ABS-CBN came up with a second season of Star Circle Teen Quest with the title Star Circle National Teen Quest after auditions were held nationwide and in some parts worldwide. Manzano and Sta. Maria continue to host the show, while the same jury guided the finalists throughout the program.

Thousands of teen aspirants auditioned but only 15 made it to the Final 15 or the "Magic Circle of 15", namely Erich Gonzales, Arron Villaflor, Paw Diaz, Charles Christianson, DM Sevilla, Janelle Quintana, Theo Bernados Michelle Arciaga, Jason Abalos, Bebs & KC Hollman, Reynan Pitero, OJ Decena, Vanessa Grindrund, Marla Boyd, Franz Ocampo.

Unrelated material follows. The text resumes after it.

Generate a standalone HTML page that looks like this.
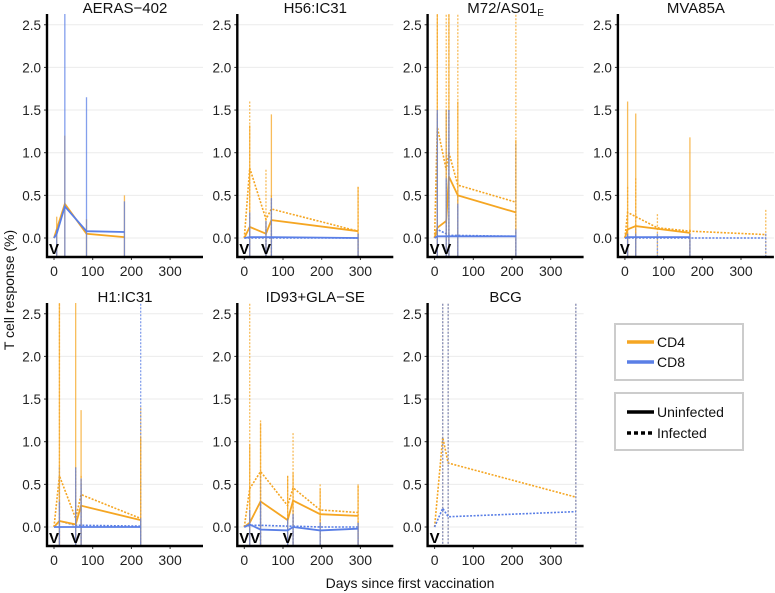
<!DOCTYPE html>
<html><head><meta charset="utf-8">
<style>
html,body{margin:0;padding:0;background:#fff;}
svg{display:block;font-family:"Liberation Sans",Arial,sans-serif;}
</style></head>
<body>
<svg id="chart" width="775" height="593" viewBox="0 0 775 593" xmlns="http://www.w3.org/2000/svg"></svg>
<script>
// ---- data ----
const yTicks = [0, 0.5, 1.0, 1.5, 2.0, 2.5];
const yTickLabels = ["0.0", "0.5", "1.0", "1.5", "2.0", "2.5"];
const xTicks = [0, 100, 200, 300];
const xTickLabels = ["0", "100", "200", "300"];
const panelNames = ["AERAS\u2212402", "H56:IC31", "M72/AS01", "MVA85A", "H1:IC31", "ID93+GLA\u2212SE", "BCG"];

const aerasVacc = [0];
const aerasDays = [0, 7, 28, 84, 182];
const aerasCD4U = [0, 0.1, 0.4, 0.05, 0.01];
const aerasCD4UHi = [0, 0.25, 1.2, 0.22, 0.5];
const aerasCD8U = [0, 0.05, 0.37, 0.08, 0.07];
const aerasCD8UHi = [0, 0.1, 2.7, 1.65, 0.43];

const h56Vacc = [0, 56];
const h56Days = [0, 14, 56, 70, 294];
const h56CD4U = [0, 0.13, 0.05, 0.21, 0.08];
const h56CD4UHi = [0, 1.32, 0.2, 1.45, 0.6];
const h56CD4I = [0, 0.82, 0.22, 0.34, 0.08];
const h56CD4IHi = [0, 1.6, 0.8, 0.5, 0.6];
const h56CD8U = [0, 0.01, 0.01, 0.01, 0];
const h56CD8UHi = [0, 0.3, 0.2, 0.47, 0.05];
const h56CD8I = [0, 0, 0, 0, 0];
const h56CD8IHi = [0, 0.1, 0.1, 0.1, 0.05];

const m72Vacc = [0, 30];
const m72Days = [0, 7, 30, 37, 60, 210];
const m72CD4U = [0, 0.12, 0.2, 0.72, 0.5, 0.3];
const m72CD4UHi = [0, 2.7, 1.5, 2.7, 1.6, 1.15];
const m72CD4I = [0, 1.3, 0.8, 1.0, 0.62, 0.42];
const m72CD4IHi = [0, 2.7, 2.7, 2.7, 2.7, 2.7];
const m72CD8U = [0, 0.02, 0.02, 0.02, 0.02, 0.02];
const m72CD8UHi = [0, 1.5, 0.7, 1.5, 0.4, 0.1];
const m72CD8I = [0, 0.1, 0.05, 0.03, 0.03, 0.02];
const m72CD8IHi = [0, 1.45, 1.5, 1.5, 0.5, 1.1];

const mvaVacc = [0];
const mvaDaysU = [0, 7, 28, 168];
const mvaCD4U = [0, 0.1, 0.14, 0.06];
const mvaCD4UHi = [0, 1.6, 1.46, 1.18];
const mvaCD8U = [0, 0.01, 0.01, 0.01];
const mvaCD8UHi = [0, 0.05, 0.05, 0.05];
const mvaDaysI = [0, 7, 28, 84, 168, 364];
const mvaCD4I = [0, 0.3, 0.25, 0.12, 0.08, 0.04];
const mvaCD4IHi = [0, 0.6, 0.7, 0.28, 0.1, 0.33];
const mvaCD8I = [0, 0, 0, 0, 0, 0];
const mvaCD8IHi = [0, 0.05, 0.15, 0.05, 0.05, 0.05];

const h1Vacc = [0, 56];
const h1Days = [0, 14, 56, 70, 224];
const h1CD4U = [0, 0.07, 0.03, 0.25, 0.08];
const h1CD4UHi = [0, 2.7, 2.7, 1.37, 1.05];
const h1CD4I = [0, 0.6, 0.1, 0.38, 0.1];
const h1CD4IHi = [0, 2.7, 0.7, 0.6, 1.4];
const h1CD8U = [0, 0, 0, 0, 0];
const h1CD8UHi = [0, 0.3, 0.7, 0.57, 0.1];
const h1CD8I = [0, 0.07, 0.02, 0.02, 0.01];
const h1CD8IHi = [0, 0.7, 0.3, 0.5, 2.7];

const id93Vacc = [0, 28, 112];
const id93Days = [0, 14, 42, 112, 126, 196, 294];
const id93CD4U = [0, 0.05, 0.3, 0.08, 0.31, 0.15, 0.13];
const id93CD4UHi = [0, 0.97, 1.22, 0.6, 0.64, 0.45, 0.5];
const id93CD4I = [0, 0.45, 0.65, 0.25, 0.46, 0.2, 0.17];
const id93CD4IHi = [0, 2.7, 1.25, 0.6, 1.1, 0.5, 0.48];
const id93CD8U = [0, 0.03, -0.03, -0.04, 0, -0.04, -0.02];
const id93CD8UHi = [0, 0.2, 0.3, 0.1, 0.15, 0.05, 0.05];
const id93CD8I = [0, 0.02, 0.02, 0.01, 0.01, 0, 0];
const id93CD8IHi = [0, 0.1, 0.6, 0.1, 0.2, 0.1, 0.05];

const bcgVacc = [0];
const bcgDays = [0, 21, 35, 365];
const bcgCD4I = [0, 1.05, 0.75, 0.35];
const bcgCD4IHi = [0, 2.7, 2.7, 2.7];
const bcgCD8I = [0, 0.22, 0.12, 0.18];
const bcgCD8IHi = [0, 2.7, 2.7, 2.7];

// ---- layout ----
const ORANGE = "#F5A623", BLUE = "#5A7FE6";
const panels = [
  {name: panelNames[0], slug: "aeras-402", col: 0, row: 0, vacc: aerasVacc, series: [
    {d: aerasDays, v: aerasCD4U, hi: aerasCD4UHi, c: ORANGE, dot: false, id: "cd4-uninfected"},
    {d: aerasDays, v: aerasCD8U, hi: aerasCD8UHi, c: BLUE, dot: false, id: "cd8-uninfected"}]},
  {name: panelNames[1], slug: "h56-ic31", col: 1, row: 0, vacc: h56Vacc, series: [
    {d: h56Days, v: h56CD4I, hi: h56CD4IHi, c: ORANGE, dot: true, id: "cd4-infected"},
    {d: h56Days, v: h56CD8I, hi: h56CD8IHi, c: BLUE, dot: true, id: "cd8-infected"},
    {d: h56Days, v: h56CD4U, hi: h56CD4UHi, c: ORANGE, dot: false, id: "cd4-uninfected"},
    {d: h56Days, v: h56CD8U, hi: h56CD8UHi, c: BLUE, dot: false, id: "cd8-uninfected"}]},
  {name: panelNames[2], sub: "E", slug: "m72-as01e", col: 2, row: 0, vacc: m72Vacc, series: [
    {d: m72Days, v: m72CD4I, hi: m72CD4IHi, c: ORANGE, dot: true, id: "cd4-infected"},
    {d: m72Days, v: m72CD8I, hi: m72CD8IHi, c: BLUE, dot: true, id: "cd8-infected"},
    {d: m72Days, v: m72CD4U, hi: m72CD4UHi, c: ORANGE, dot: false, id: "cd4-uninfected"},
    {d: m72Days, v: m72CD8U, hi: m72CD8UHi, c: BLUE, dot: false, id: "cd8-uninfected"}]},
  {name: panelNames[3], slug: "mva85a", col: 3, row: 0, vacc: mvaVacc, series: [
    {d: mvaDaysI, v: mvaCD4I, hi: mvaCD4IHi, c: ORANGE, dot: true, id: "cd4-infected"},
    {d: mvaDaysI, v: mvaCD8I, hi: mvaCD8IHi, c: BLUE, dot: true, id: "cd8-infected"},
    {d: mvaDaysU, v: mvaCD4U, hi: mvaCD4UHi, c: ORANGE, dot: false, id: "cd4-uninfected"},
    {d: mvaDaysU, v: mvaCD8U, hi: mvaCD8UHi, c: BLUE, dot: false, id: "cd8-uninfected"}]},
  {name: panelNames[4], slug: "h1-ic31", col: 0, row: 1, vacc: h1Vacc, series: [
    {d: h1Days, v: h1CD4I, hi: h1CD4IHi, c: ORANGE, dot: true, id: "cd4-infected"},
    {d: h1Days, v: h1CD8I, hi: h1CD8IHi, c: BLUE, dot: true, id: "cd8-infected"},
    {d: h1Days, v: h1CD4U, hi: h1CD4UHi, c: ORANGE, dot: false, id: "cd4-uninfected"},
    {d: h1Days, v: h1CD8U, hi: h1CD8UHi, c: BLUE, dot: false, id: "cd8-uninfected"}]},
  {name: panelNames[5], slug: "id93-gla-se", col: 1, row: 1, vacc: id93Vacc, series: [
    {d: id93Days, v: id93CD4I, hi: id93CD4IHi, c: ORANGE, dot: true, id: "cd4-infected"},
    {d: id93Days, v: id93CD8I, hi: id93CD8IHi, c: BLUE, dot: true, id: "cd8-infected"},
    {d: id93Days, v: id93CD4U, hi: id93CD4UHi, c: ORANGE, dot: false, id: "cd4-uninfected"},
    {d: id93Days, v: id93CD8U, hi: id93CD8UHi, c: BLUE, dot: false, id: "cd8-uninfected"}]},
  {name: panelNames[6], slug: "bcg", col: 2, row: 1, vacc: bcgVacc, series: [
    {d: bcgDays, v: bcgCD4I, hi: bcgCD4IHi, c: ORANGE, dot: true, id: "cd4-infected"},
    {d: bcgDays, v: bcgCD8I, hi: bcgCD8IHi, c: BLUE, dot: true, id: "cd8-infected"}]}
];

const NS = "http://www.w3.org/2000/svg";
const svg = document.getElementById("chart");
function mk(tag, attrs, parent) {
  const e = document.createElementNS(NS, tag);
  for (const k in attrs) e.setAttribute(k, attrs[k]);
  (parent || svg).appendChild(e);
  return e;
}
const PW = 156, PH = 243, YMIN = -0.22;
function panelBox(p) {
  const left = 47 + p.col * 190.3;
  const bottom = 257 + p.row * 289;
  return {left, bottom, top: bottom - PH};
}
function xScale(p, d) { return panelBox(p).left + 7 + d * 0.387; }
function yScale(p, v) { return panelBox(p).bottom - 19 - v * 85.3; }

panels.forEach((p, pi) => {
  const b = panelBox(p);
  const g = mk("g", {});
  
  
  const cid = "clip" + pi;
  const cp = mk("clipPath", {id: cid}, g);
  mk("rect", {x: b.left, y: b.top, width: PW, height: PH}, cp);
  yTicks.forEach((t, i) => {
    const gl = mk("line", {x1: b.left, x2: b.left + PW, y1: yScale(p, t), y2: yScale(p, t), stroke: "#ebebeb", "stroke-width": 1}, g);
    
    
    const tl = mk("text", {x: b.left - 6, y: yScale(p, t) + 5, "text-anchor": "end", "font-size": 13.5, fill: "#222"}, g);
    tl.textContent = yTickLabels[i];
    
    
    const tk = mk("line", {x1: b.left - 3, x2: b.left, y1: yScale(p, t), y2: yScale(p, t), stroke: "#333", "stroke-width": 1}, g);
    
    
  });
  xTicks.forEach((t, i) => {
    const xl = mk("text", {x: xScale(p, t), y: b.bottom + 19, "text-anchor": "middle", "font-size": 14, fill: "#222"}, g);
    xl.textContent = xTickLabels[i];
    
    
    const tk = mk("line", {x1: xScale(p, t), x2: xScale(p, t), y1: b.bottom, y2: b.bottom + 3, stroke: "#333", "stroke-width": 1}, g);
    
    
  });
  const sg = mk("g", {"clip-path": "url(#" + cid + ")"}, g);
  p.series.forEach(s => {
    const dash = s.dot ? "2,1.5" : null;
    s.d.forEach((d, i) => {
      if (i === 0) return;
      const eb = mk("line", {x1: xScale(p, d), x2: xScale(p, d), y1: yScale(p, s.hi[i]), y2: yScale(p, YMIN - 0.05), stroke: s.c, "stroke-width": 1.3, "stroke-opacity": 0.75}, sg);
      if (dash) eb.setAttribute("stroke-dasharray", dash);
      
      
    });
    const pts = s.d.map((d, i) => xScale(p, d) + "," + yScale(p, s.v[i])).join(" ");
    const pl = mk("polyline", {points: pts, fill: "none", stroke: s.c, "stroke-width": s.dot ? 1.6 : 1.8}, sg);
    if (dash) pl.setAttribute("stroke-dasharray", dash);
    
    
  });
  p.vacc.forEach(d => {
    const v = mk("text", {x: xScale(p, d), y: b.bottom - 3, "text-anchor": "middle", "font-size": 15, "font-weight": "bold", fill: "#000"}, g);
    v.textContent = "V";
    
    
  });
  const ax = mk("path", {d: `M${b.left},${b.top} V${b.bottom} H${b.left + PW}`, fill: "none", stroke: "#000", "stroke-width": 2.4}, g);
  
  
  const t = mk("text", {x: b.left + PW / 2, y: b.top - 1, "text-anchor": "middle", "font-size": 15, fill: "#111"}, g);
  t.textContent = p.name;
  if (p.sub) {
    const ts = mk("tspan", {"font-size": 10, dy: 3}, t);
    ts.textContent = p.sub;
  }
  
  
});

function mk2(tag, attrs) {
  const e = document.createElementNS(NS, tag);
  for (const k in attrs) e.setAttribute(k, attrs[k]);
  svg.appendChild(e);
  return e;
}
const yt = mk2("text", {x: 0, y: 0, transform: "translate(14,290) rotate(-90)", "text-anchor": "middle", "font-size": 14, fill: "#111"});
yt.textContent = "T cell response (%)";


const xt = mk2("text", {x: 410, y: 588, "text-anchor": "middle", "font-size": 14, fill: "#111"});
xt.textContent = "Days since first vaccination";



const lb1 = mk2("rect", {x: 615, y: 324, width: 128, height: 56, fill: "#fff", stroke: "#ccc", "stroke-width": 2});


const lb2 = mk2("rect", {x: 615, y: 393, width: 128, height: 57, fill: "#fff", stroke: "#ccc", "stroke-width": 2});


const entries = [
  {y: 342, label: "CD4", c: "#F5A623", dash: null, name: "legend-entry-cd4"},
  {y: 362, label: "CD8", c: "#5A7FE6", dash: null, name: "legend-entry-cd8"},
  {y: 412, label: "Uninfected", c: "#000", dash: null, name: "legend-entry-uninfected"},
  {y: 433, label: "Infected", c: "#000", dash: "4,3", name: "legend-entry-infected"}
];
entries.forEach(e => {
  const l = mk2("line", {x1: 627, x2: 654, y1: e.y, y2: e.y, stroke: e.c, "stroke-width": 3.5});
  if (e.dash) l.setAttribute("stroke-dasharray", e.dash);
  
  
  const t = mk2("text", {x: 657, y: e.y + 5, "font-size": 14, fill: "#111"});
  t.textContent = e.label;
  
  
});
</script>
</body></html>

====Grand Questors Night====
The Grand Questors Night was hosted at the PhilSports Arena.

Finally the Magic Circle of 5 showcased the numbers they have been rehearsing hard for. Each final questor showed their special talent that night which impressed the jurors as well as the thousands of audiences.

Erich Gonzales became the Grand Questor, Arron Villaflor was in the second, Paw Diaz in third, Charles Christianson in fourth, and DM Sevilla in fifth place.

===2006: Star Circle Summer Kid Quest (Season 2)===
In 2006 the show made the second season of the kids edition. The show was called Summer Kid Quest because it was held in summer, between March–May.

Luis Manzano still hosts the show, however, Jodi Sta. Maria was replaced by Anne Curtis in hosting due to her pregnancy. Meanwhile, director Joyce Bernal and award-winning actor Ricky Davao joins Eula Valdez and replaces Rowell Santiago and Maricel Laxa.

====Grand Questors Day====
It was held at ABS-CBN Studio 1. It was called Grand Questors' Day because it was held during the afternoon instead of the usual primetime.

Quintin Alianza became the Grand Questor, Mika dela Cruz became the second placer, Julio Pisk is in the third place, Cheska Billiones in fourth and Darius Cardano in fifth place.

===2009: Star Circle Kid Quest: Search for the Kiddie Idol (Season 3)===
The reality kid talent show was now transformed as a program segment of Ruffa & Ai every Wednesday with Ai-Ai delas Alas and Ruffa Gutierrez as main hosts. Bugoy Cariño became the Grand Questor, Izzy Canillo as the first runner-up, while Eros Espiritu finished in second place, Xyriel Manabat in third and Fatty Mendoza in fourth place.

===2010-2011: Star Circle Quest: Search for the Next Kiddie Superstars (Season 4)===

On December 4, 2010, the show was re-launched as a Saturday primetime program hosted by KC Concepcion with Bugoy Cariño and Xyriel Manabat as kid co-hosts respectively. Audition ran from November 27 to 29, 2010, and Rowell Santiago reprised his role as judge from Season 1 along with the new female judges namely Vina Morales and Gladys Reyes.

The kids who made it to the Magic Circle of 10 were Ogie Escanilla, Brenna Peñaflor, Clarence Delgado, Kyline Alcantara, Joshen Bernardo, Janine Berdin, Jelo Echaluce, Maurice Mabutas, Kristoff Meneses and Veyda Inoval.

Grand Questors Day

The Magic Circle of 6 were Brenna Peñaflor, Kristoff Meneses, Maurice Mabutas, Clarence Delgado, Veyda Inoval, and Jelo Echaluce.

Brenna Peñaflor was crowned as the Grand Girl Kiddie Superstar and Clarence Delgado was crowned as the Grand Boy Kiddie Superstar on February 19, 2011.

==Awards==
Star Circle Quest won the Star Awards for 2004 Best Talent Search Program. Jodi Sta. Maria and Luis Manzano as Best Talent Search Program Host.